We stopped of at the beach at Gruinard Bay which lies facing the Atlantic Ocean, half way between Ullapool and Gairloch. We enjoyed our walk along this deserted but windswept beach. Cuileann tried a clean up operation here using some kelp - the beach is pristinely clean so she really shouldn't have bothered. Looking out to sea we saw Gruinard Island a place which wasn't clean for around 50 years because in 1942 the Island was contaminated with Anthrax by the Government during WWll. All the sheep on the Island died within days, after the clean up operation they did put a flock of sheep back on the Island and happily they survived.
On the last weekend in September is Ullapool's most famous festival: Loopallu. It's only been held 3 times so far, but ticket numbers doubled from year 1 to year 2, and last year (2007) it was totally sold out. Bands such as 'The View', 'Franz Ferdinand', 'Saw Doctors', etc. in the main tent, as well as smaller 'support bands', there and in the local pubs, make this a truly village wide festival. And who could forget about the Ullapool pipe band!?
I was lucky enough to go and see Franz Ferdinand last year (thanks Julie, and Robert!), and it was awesome! Tickets are about £50 or £60 per person. Its held on the campsite, which can get very muddy - about normal for a UK festival :-)

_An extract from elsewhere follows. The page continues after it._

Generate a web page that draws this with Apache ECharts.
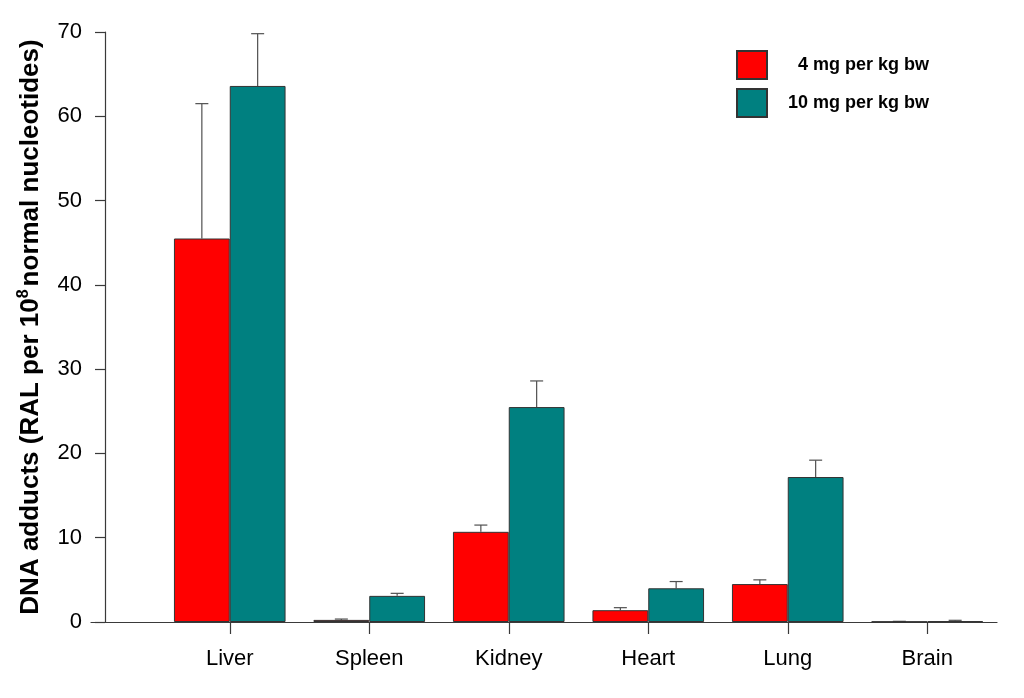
<!DOCTYPE html>
<html>
<head>
<meta charset="utf-8">
<script src="https://cdn.jsdelivr.net/npm/echarts@6/dist/echarts.min.js"></script>
<style>html,body{margin:0;padding:0;background:#fff}#c{width:1024px;height:698px}</style>
</head>
<body>
<div id="c"></div>
<script>
const categories = ['Liver', 'Spleen', 'Kidney', 'Heart', 'Lung', 'Brain'];
const seriesNames = ['4 mg per kg bw', '10 mg per kg bw'];
const low = [45.5, 0.25, 10.7, 1.4, 4.5, 0.05];
const lowErrTop = [61.5, 0.35, 11.5, 1.7, 5.0, 0.08];
const high = [63.6, 3.1, 25.5, 4.0, 17.2, 0.1];
const highErrTop = [69.8, 3.4, 28.6, 4.8, 19.2, 0.2];
const yMin = 0, yMax = 70, yStep = 10;

const chart = echarts.init(document.getElementById('c'));
const font = 'Liberation Sans, Arial, sans-serif';
const axisColor = '#3a3a3a';

function errSeries(vals, tops, side) {
  return {
    type: 'custom',
    xAxisIndex: 0, yAxisIndex: 0,
    silent: true,
    z: 1,
    data: vals.map((v, i) => [i, v, tops[i]]),
    encode: { x: 0, y: [1, 2] },
    renderItem: function (params, api) {
      const idx = api.value(0);
      const base = api.coord([idx, api.value(1)]);
      const top = api.coord([idx, api.value(2)]);
      const band = api.size([1, 0])[0];
      const x = base[0] + side * band * 0.2;
      const cap = 6.5;
      return {
        type: 'group',
        children: [
          { type: 'line', shape: { x1: x, y1: base[1], x2: x, y2: top[1] }, style: { stroke: '#505050', lineWidth: 1.2 } },
          { type: 'line', shape: { x1: x - cap, y1: top[1], x2: x + cap, y2: top[1] }, style: { stroke: '#505050', lineWidth: 1.2 } }
        ]
      };
    }
  };
}

chart.setOption({
  animation: false,
  backgroundColor: '#fff',
  grid: [
    { left: 160, right: 27, top: 32, bottom: 76 },
    { left: 91, right: 27, top: 32, bottom: 76 }
  ],
  legend: {
    orient: 'vertical',
    left: 736, top: 50,
    padding: 0,
    itemWidth: 30, itemHeight: 28, itemGap: 8,
    icon: 'rect',
    textStyle: { fontFamily: font, fontWeight: 'bold', fontSize: 18, color: '#000' },
    data: [
      { name: seriesNames[0], textStyle: { padding: [0, 0, 0, 26] } },
      { name: seriesNames[1], textStyle: { padding: [0, 0, 0, 16] } }
    ]
  },
  xAxis: [
    {
      type: 'category', gridIndex: 0, data: categories,
      axisLine: { show: false },
      axisTick: { show: true, alignWithLabel: true, length: 12, lineStyle: { color: axisColor, width: 1.2 } },
      axisLabel: { fontFamily: font, fontSize: 22, color: '#000', margin: 26 },
      splitLine: { show: false }
    },
    {
      type: 'value', gridIndex: 1, min: 0, max: 1,
      axisLine: { show: true, onZero: false, lineStyle: { color: axisColor, width: 1.2 } },
      axisTick: { show: false }, axisLabel: { show: false }, splitLine: { show: false }
    }
  ],
  yAxis: [
    {
      type: 'value', gridIndex: 0, min: yMin, max: yMax, interval: yStep,
      show: false
    },
    {
      type: 'value', gridIndex: 1, min: yMin, max: yMax, interval: yStep,
      offset: -14,
      axisLine: { show: true, lineStyle: { color: axisColor, width: 1.2 } },
      axisTick: { show: true, length: 10, lineStyle: { color: axisColor, width: 1.2 } },
      axisLabel: { fontFamily: font, fontSize: 22, color: '#000', margin: 23 },
      splitLine: { show: false },
      name: '{t|DNA adducts (RAL per 10}{s|8}{t|normal nucleotides)}',
      nameLocation: 'middle',
      nameGap: 60,
      nameRotate: 90,
      nameTextStyle: {
        rich: {
          t: { fontFamily: font, fontWeight: 'bold', fontSize: 26, color: '#000' },
          s: { fontFamily: font, fontWeight: 'bold', fontSize: 16, color: '#000', padding: [0, 3, 13, 0] }
        }
      }
    }
  ],
  series: [
    {
      name: seriesNames[0], type: 'bar', xAxisIndex: 0, yAxisIndex: 0,
      data: low, barWidth: '40%', barGap: '0%', z: 2,
      itemStyle: { color: '#ff0000', borderColor: '#333', borderWidth: 1 }
    },
    {
      name: seriesNames[1], type: 'bar', xAxisIndex: 0, yAxisIndex: 0,
      data: high, barWidth: '40%', barGap: '0%', z: 2,
      itemStyle: { color: '#008080', borderColor: '#333', borderWidth: 1 }
    },
    errSeries(low, lowErrTop, -1),
    errSeries(high, highErrTop, 1)
  ]
});
</script>
</body>
</html>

Every Thursday evening during the summer months, the high school pipe band plays a free to watch session in the calmac ferry parking lot. They start from the town hall, walk past the Seaforth, and then give an hour long performance, including highland dancing. very entertaining to watch, and very popular!
This is a continuation of "The Summer Queen". On Tanera Mor, the only inhabited island, you can go to the post office and buy stamps, have a short walk around, and have a snack. That's about all there is to do on the island though...

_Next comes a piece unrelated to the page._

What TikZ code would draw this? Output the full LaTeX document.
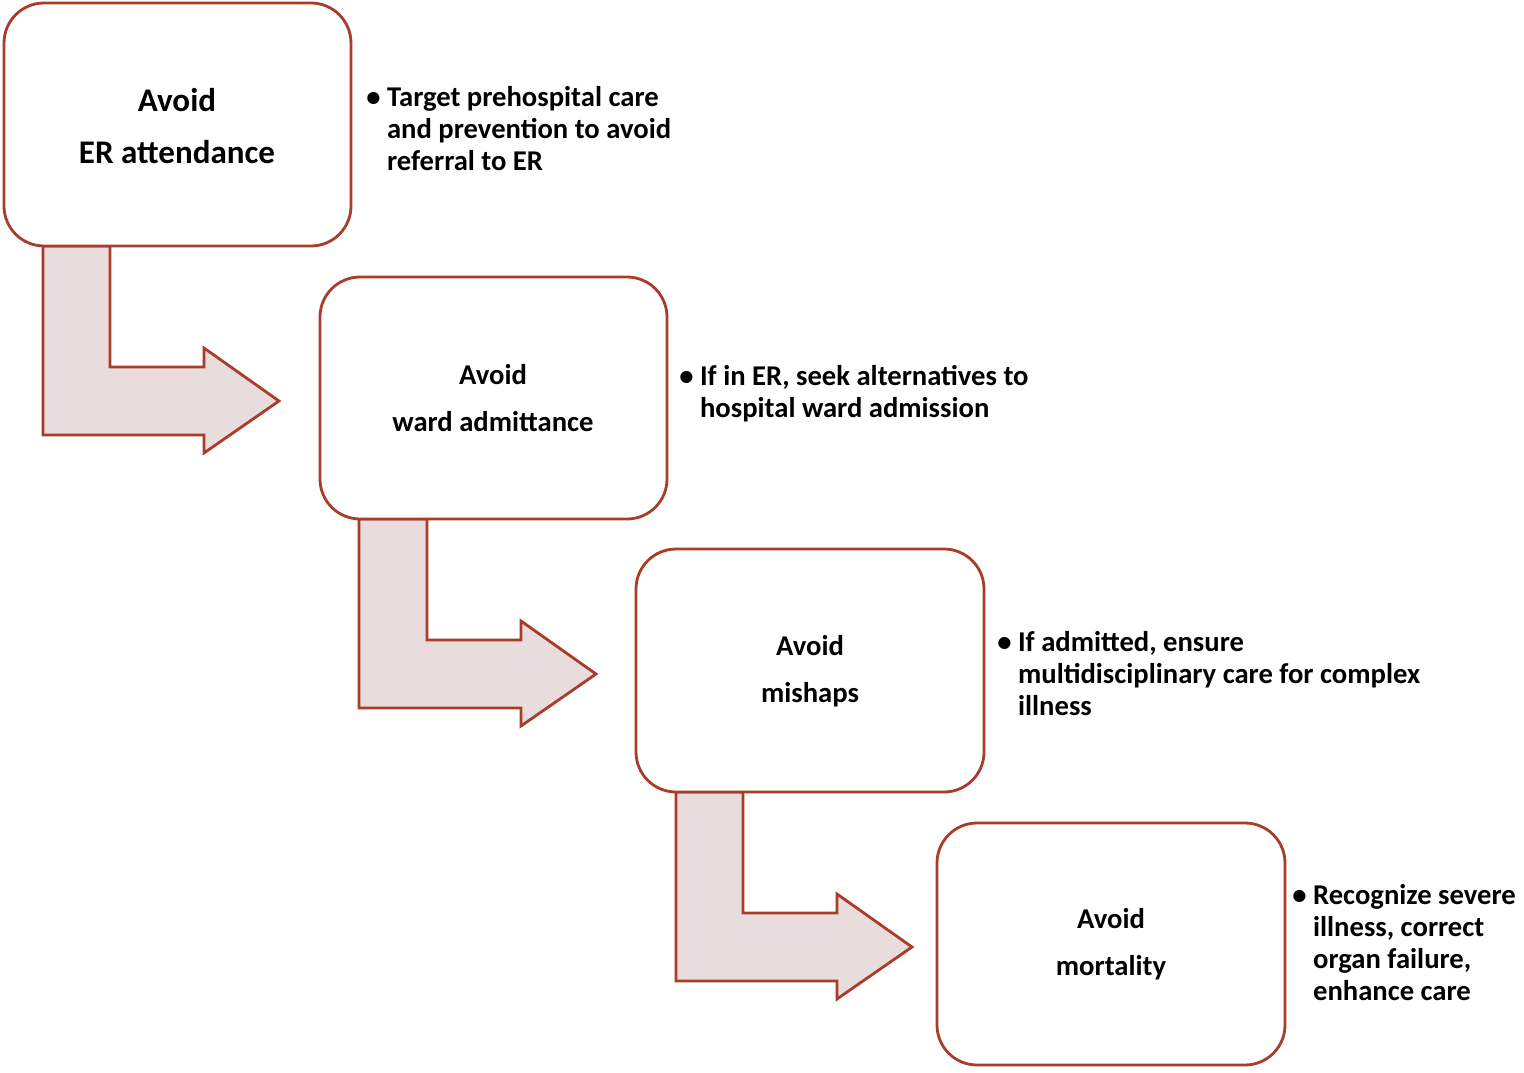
\documentclass[tikz,border=0pt]{standalone}
\usepackage{fontspec}
\setmainfont{Carlito}
\begin{document}
\begin{tikzpicture}[x=0.02cm,y=-0.02cm,
  box/.style={draw=boxred,line width=1.6pt,rounded corners=0.8cm,fill=white},
  arr/.style={draw=boxred,line width=1.6pt,fill=arrfill,line join=miter},
  title/.style={font=\bfseries\fontsize{16.3}{27}\selectfont,align=center},
  btext/.style={font=\bfseries\fontsize{16.3}{18.3}\selectfont,align=left,anchor=north west,inner sep=0pt}]
\definecolor{boxred}{RGB}{168,62,42}
\definecolor{arrfill}{RGB}{233,220,220}
\useasboundingbox (0,0) rectangle (1524,1072);
% arrows
\draw[arr] (43,246)--(110,246)--(110,367)--(204,367)--(204,348)--(279,401)--(204,453)--(204,435)--(43,435)--cycle;
\draw[arr] (359,519)--(427,519)--(427,640)--(521,640)--(521,621)--(596,674)--(521,726)--(521,708)--(359,708)--cycle;
\draw[arr] (676,792)--(743,792)--(743,913)--(837,913)--(837,894)--(912,947)--(837,999)--(837,981)--(676,981)--cycle;
% boxes
\draw[box] (4,3) rectangle (351,246);
\draw[box] (320,277) rectangle (667,519);
\draw[box] (636,549) rectangle (984,792);
\draw[box] (937,823) rectangle (1285,1065);
\node[title,font=\bfseries\fontsize{18.8}{30}\selectfont] (t1) at (177,126) {Avoid\\ER attendance};
\node[title] (t2) at (493,398) {Avoid\\ward admittance};
\node[title] (t3) at (810,671) {Avoid\\mishaps};
\node[title] (t4) at (1111,944) {Avoid\\mortality};
% bullets
\node[btext] (x1) at (366,86) {\textbullet~Target prehospital care\\\hphantom{\textbullet~}and prevention to avoid\\\hphantom{\textbullet~}referral to ER};
\node[btext] (x2) at (679,365) {\textbullet~If in ER, seek alternatives to\\\hphantom{\textbullet~}hospital ward admission};
\node[btext] (x3) at (997,631) {\textbullet~If admitted, ensure\\\hphantom{\textbullet~}multidisciplinary care for complex\\\hphantom{\textbullet~}illness};
\node[btext] (x4) at (1292,884) {\textbullet~Recognize severe\\\hphantom{\textbullet~}illness, correct\\\hphantom{\textbullet~}organ failure,\\\hphantom{\textbullet~}enhance care};
\end{tikzpicture}
\end{document}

This is more of a "Must do" activity. the Summer Queen offers trips to the summer isles every morning (with commentary), and a trip every afternoon to the seal island (Horse Island) The price is reasonable, and the guides are very experienced & knowledgable.
On the Queen you have the chance to see dolphins, Seals, occasionally Orca's, and once in a while a Whale. (A sight not to be missed!)
On the summer isles trip you stop off at Tanera Mor, the only inhabited island, and have the chance to buy summer isles stamps at the post office. This is the only place in the world you can get these stamps, so that alone makes it worth the trip!